Las estrellas de cine nunca mueren

Crítica de Ezequiel Boetti - Otros Cines

Gloria Grahame fue una actriz norteamericana que durante la década de 1950 tuvo un breve lapso de fama gracias a los film noir en los que participaba. Coronada con un Oscar por Cautivos del mal en 1952, pagó caro su intento de salir del encasillamiento, y con los años su nombre pasó de ocupar los primeros planos de las marquesinas a llenar páginas de revistas de espectáculos gracias a la relación amorosa con su hijastro Anthony Ray (hijo del director Nicholas Ray).

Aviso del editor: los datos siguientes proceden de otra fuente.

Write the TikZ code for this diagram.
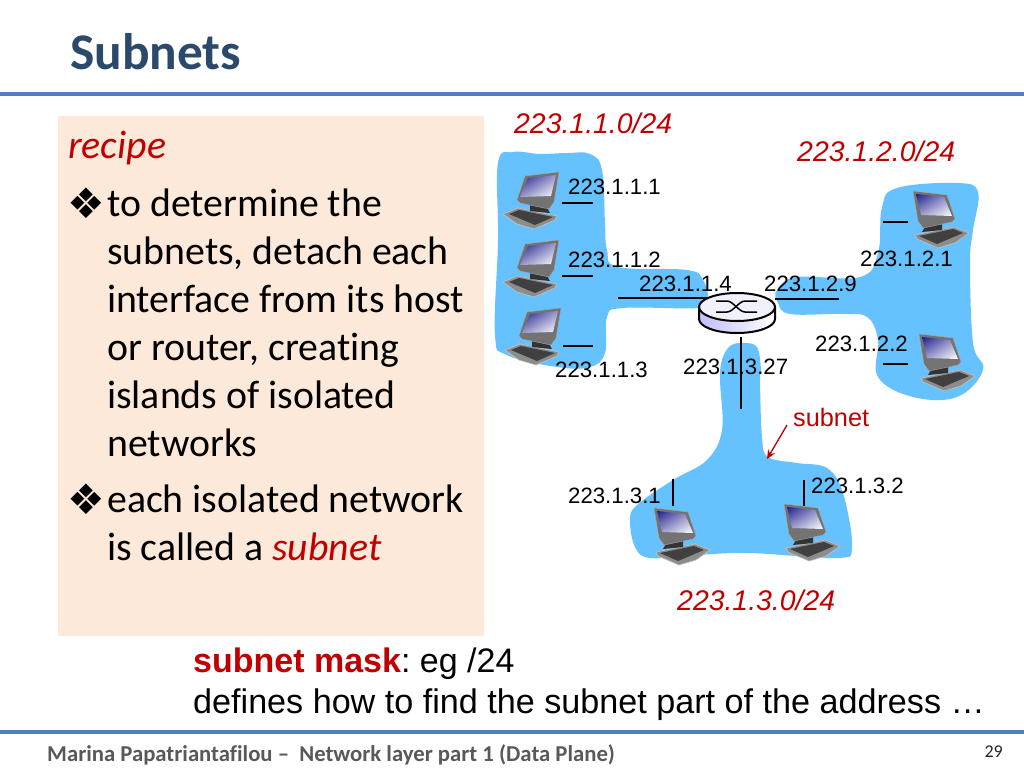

Las estrellas de cine nunca mueren toma aquella figura para trazar un recorrido que cruza las fórmulas de la biopic con las del melodrama. El film del inglés Paul McGuigan va y viene entre 1979 y 1981.En el primer periodo narra los inicios de la relación entre la veterana Grahame (Annette Bening) y un joven conserje de hotel y aspirante a actor llamado Peter Turner (Jamie Bell).

El segundo periodo es el de mayor peso narrativo y comienza cuando Grahame vuelve a la vida de Peter después de un par de años de ausencia. Los cuidados de él se contraponen con el deseo contradictorio de esa mujer en crisis que duda entre rendirse ante los brazos de su amado y enfrentar sola sus problemas de salud.

Las estrellas de cine nunca mueren tiene, por un lado, la voluntad de nunca juzgar las acciones de sus personajes. La diferencia de edad no es un problema para los protagonistas ni para McGuigan, que deja que sean ellos los encargados de construir su vínculo sin levantar el dedo acusador. Más allá de eso, a medida que avanza el metraje la tórrida historia romántica da paso a un melodrama de ínfulas académicas con epicentro en la enfermedad de Gloria y las reacciones de Peter y su familia. El paso de la contención al exceso convierte al film en una película digna de recordado Hallmark Channel.